>> Start Task inputs

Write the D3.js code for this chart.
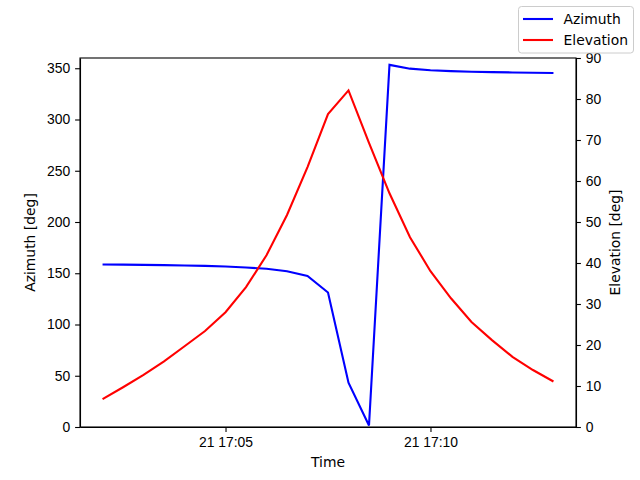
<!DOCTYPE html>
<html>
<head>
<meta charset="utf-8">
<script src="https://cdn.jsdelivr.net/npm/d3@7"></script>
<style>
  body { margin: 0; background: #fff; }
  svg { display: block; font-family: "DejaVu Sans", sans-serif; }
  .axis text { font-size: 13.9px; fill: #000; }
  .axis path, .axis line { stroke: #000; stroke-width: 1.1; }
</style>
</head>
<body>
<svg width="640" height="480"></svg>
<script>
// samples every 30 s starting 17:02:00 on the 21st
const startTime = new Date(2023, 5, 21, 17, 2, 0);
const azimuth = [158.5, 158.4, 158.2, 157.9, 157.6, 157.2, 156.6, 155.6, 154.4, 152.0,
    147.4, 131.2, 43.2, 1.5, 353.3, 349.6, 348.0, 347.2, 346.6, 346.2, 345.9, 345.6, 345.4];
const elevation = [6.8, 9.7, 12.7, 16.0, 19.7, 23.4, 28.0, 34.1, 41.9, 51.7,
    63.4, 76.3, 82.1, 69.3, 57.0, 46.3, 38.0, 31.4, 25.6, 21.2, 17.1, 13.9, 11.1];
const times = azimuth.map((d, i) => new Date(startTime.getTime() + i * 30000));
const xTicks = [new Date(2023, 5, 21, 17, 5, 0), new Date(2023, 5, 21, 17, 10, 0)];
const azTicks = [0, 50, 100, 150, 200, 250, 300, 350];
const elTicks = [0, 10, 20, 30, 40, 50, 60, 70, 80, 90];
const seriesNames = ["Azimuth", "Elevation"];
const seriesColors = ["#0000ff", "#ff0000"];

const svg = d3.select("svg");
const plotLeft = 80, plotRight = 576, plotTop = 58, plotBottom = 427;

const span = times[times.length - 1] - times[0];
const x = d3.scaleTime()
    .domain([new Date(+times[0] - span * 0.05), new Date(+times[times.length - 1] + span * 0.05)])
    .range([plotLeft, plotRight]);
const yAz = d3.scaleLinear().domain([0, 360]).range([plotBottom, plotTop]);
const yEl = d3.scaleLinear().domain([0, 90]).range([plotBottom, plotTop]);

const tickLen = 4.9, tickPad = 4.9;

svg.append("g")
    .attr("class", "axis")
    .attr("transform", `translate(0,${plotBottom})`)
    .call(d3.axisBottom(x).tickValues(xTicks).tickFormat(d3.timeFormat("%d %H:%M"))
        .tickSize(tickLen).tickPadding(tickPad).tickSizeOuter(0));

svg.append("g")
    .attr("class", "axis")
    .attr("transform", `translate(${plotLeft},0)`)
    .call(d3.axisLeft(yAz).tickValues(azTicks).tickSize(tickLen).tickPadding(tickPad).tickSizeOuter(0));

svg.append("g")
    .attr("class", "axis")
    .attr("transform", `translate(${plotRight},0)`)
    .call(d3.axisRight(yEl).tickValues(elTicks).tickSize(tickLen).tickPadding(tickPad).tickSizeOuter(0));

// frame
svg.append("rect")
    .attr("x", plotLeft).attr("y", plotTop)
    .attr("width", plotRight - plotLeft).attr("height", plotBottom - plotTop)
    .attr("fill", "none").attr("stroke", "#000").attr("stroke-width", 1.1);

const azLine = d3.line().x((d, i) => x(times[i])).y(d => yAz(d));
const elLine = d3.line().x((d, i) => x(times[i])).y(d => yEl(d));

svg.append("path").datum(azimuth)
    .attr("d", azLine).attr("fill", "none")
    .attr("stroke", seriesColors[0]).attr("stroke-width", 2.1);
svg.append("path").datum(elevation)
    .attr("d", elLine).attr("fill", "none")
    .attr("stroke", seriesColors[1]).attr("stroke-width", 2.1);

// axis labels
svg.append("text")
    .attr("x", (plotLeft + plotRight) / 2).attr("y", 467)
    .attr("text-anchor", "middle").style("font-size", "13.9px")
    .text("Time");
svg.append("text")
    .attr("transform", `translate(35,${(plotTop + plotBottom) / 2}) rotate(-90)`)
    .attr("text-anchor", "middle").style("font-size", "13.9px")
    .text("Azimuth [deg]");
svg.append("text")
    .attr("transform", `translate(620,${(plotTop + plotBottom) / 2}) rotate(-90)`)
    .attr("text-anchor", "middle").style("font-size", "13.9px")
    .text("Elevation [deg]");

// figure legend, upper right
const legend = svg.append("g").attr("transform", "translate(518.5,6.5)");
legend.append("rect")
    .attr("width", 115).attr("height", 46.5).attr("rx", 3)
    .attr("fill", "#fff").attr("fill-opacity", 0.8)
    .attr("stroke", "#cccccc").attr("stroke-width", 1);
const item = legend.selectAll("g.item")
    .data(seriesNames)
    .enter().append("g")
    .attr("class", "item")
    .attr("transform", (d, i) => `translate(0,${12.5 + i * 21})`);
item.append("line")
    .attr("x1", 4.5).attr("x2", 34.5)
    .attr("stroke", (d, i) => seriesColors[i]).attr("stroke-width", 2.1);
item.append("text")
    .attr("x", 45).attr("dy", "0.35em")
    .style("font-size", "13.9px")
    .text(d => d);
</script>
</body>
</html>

>> End Task inputs
>> Start Task inputs

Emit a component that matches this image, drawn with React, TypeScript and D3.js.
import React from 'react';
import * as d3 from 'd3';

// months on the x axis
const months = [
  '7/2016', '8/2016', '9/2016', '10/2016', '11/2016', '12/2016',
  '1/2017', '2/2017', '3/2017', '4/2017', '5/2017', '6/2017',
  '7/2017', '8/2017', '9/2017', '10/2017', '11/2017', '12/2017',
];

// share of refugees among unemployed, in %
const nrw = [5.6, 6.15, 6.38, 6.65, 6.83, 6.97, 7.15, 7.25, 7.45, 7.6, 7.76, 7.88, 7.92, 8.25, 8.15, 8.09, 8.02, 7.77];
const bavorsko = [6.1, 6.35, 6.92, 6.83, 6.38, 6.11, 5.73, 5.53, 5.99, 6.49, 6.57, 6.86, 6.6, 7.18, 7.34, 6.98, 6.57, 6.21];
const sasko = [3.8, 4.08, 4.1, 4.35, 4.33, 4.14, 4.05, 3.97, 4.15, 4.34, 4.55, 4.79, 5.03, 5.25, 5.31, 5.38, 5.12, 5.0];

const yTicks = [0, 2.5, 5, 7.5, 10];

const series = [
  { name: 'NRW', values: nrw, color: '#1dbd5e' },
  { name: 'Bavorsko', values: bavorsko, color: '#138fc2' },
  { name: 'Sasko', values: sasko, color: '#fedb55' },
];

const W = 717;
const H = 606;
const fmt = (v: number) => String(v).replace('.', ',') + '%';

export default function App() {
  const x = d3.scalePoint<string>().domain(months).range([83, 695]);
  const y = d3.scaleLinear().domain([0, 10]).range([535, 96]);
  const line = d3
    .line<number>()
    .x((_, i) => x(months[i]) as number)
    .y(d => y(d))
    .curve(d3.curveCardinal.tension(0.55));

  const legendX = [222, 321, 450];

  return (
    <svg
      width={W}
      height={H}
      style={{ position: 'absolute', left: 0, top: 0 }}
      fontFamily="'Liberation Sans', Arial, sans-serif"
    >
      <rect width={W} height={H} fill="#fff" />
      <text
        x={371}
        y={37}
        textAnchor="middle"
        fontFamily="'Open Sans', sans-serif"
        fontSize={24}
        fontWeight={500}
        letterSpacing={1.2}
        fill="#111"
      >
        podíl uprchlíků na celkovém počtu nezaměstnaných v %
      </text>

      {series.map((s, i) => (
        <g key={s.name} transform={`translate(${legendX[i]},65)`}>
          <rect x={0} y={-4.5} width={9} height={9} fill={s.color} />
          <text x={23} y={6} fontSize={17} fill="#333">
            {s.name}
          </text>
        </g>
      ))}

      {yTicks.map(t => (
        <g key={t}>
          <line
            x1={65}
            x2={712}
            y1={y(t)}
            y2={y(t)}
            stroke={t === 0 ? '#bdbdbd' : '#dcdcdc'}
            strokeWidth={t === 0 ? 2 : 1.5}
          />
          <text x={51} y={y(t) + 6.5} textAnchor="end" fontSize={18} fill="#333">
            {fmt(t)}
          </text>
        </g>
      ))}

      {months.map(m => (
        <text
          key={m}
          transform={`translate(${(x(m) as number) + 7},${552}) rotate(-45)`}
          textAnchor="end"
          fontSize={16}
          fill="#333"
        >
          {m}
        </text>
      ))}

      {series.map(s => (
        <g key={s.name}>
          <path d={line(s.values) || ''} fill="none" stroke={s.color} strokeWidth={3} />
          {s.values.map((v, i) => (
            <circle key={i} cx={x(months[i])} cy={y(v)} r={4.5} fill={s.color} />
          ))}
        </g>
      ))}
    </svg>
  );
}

>> End Task inputs

_Written problem:_
Above are some entries; copy exactly the lines from the line with "Write the D3.js code for this chart." through the line with "const plotLeft = 80, plotRight", both included, but none of the pictures.

_Result of the exercise:_
Write the D3.js code for this chart.
<!DOCTYPE html>
<html>
<head>
<meta charset="utf-8">
<script src="https://cdn.jsdelivr.net/npm/d3@7"></script>
<style>
  body { margin: 0; background: #fff; }
  svg { display: block; font-family: "DejaVu Sans", sans-serif; }
  .axis text { font-size: 13.9px; fill: #000; }
  .axis path, .axis line { stroke: #000; stroke-width: 1.1; }
</style>
</head>
<body>
<svg width="640" height="480"></svg>
<script>
// samples every 30 s starting 17:02:00 on the 21st
const startTime = new Date(2023, 5, 21, 17, 2, 0);
const azimuth = [158.5, 158.4, 158.2, 157.9, 157.6, 157.2, 156.6, 155.6, 154.4, 152.0,
    147.4, 131.2, 43.2, 1.5, 353.3, 349.6, 348.0, 347.2, 346.6, 346.2, 345.9, 345.6, 345.4];
const elevation = [6.8, 9.7, 12.7, 16.0, 19.7, 23.4, 28.0, 34.1, 41.9, 51.7,
    63.4, 76.3, 82.1, 69.3, 57.0, 46.3, 38.0, 31.4, 25.6, 21.2, 17.1, 13.9, 11.1];
const times = azimuth.map((d, i) => new Date(startTime.getTime() + i * 30000));
const xTicks = [new Date(2023, 5, 21, 17, 5, 0), new Date(2023, 5, 21, 17, 10, 0)];
const azTicks = [0, 50, 100, 150, 200, 250, 300, 350];
const elTicks = [0, 10, 20, 30, 40, 50, 60, 70, 80, 90];
const seriesNames = ["Azimuth", "Elevation"];
const seriesColors = ["#0000ff", "#ff0000"];

const svg = d3.select("svg");
const plotLeft = 80, plotRight = 576, plotTop = 58, plotBottom = 427;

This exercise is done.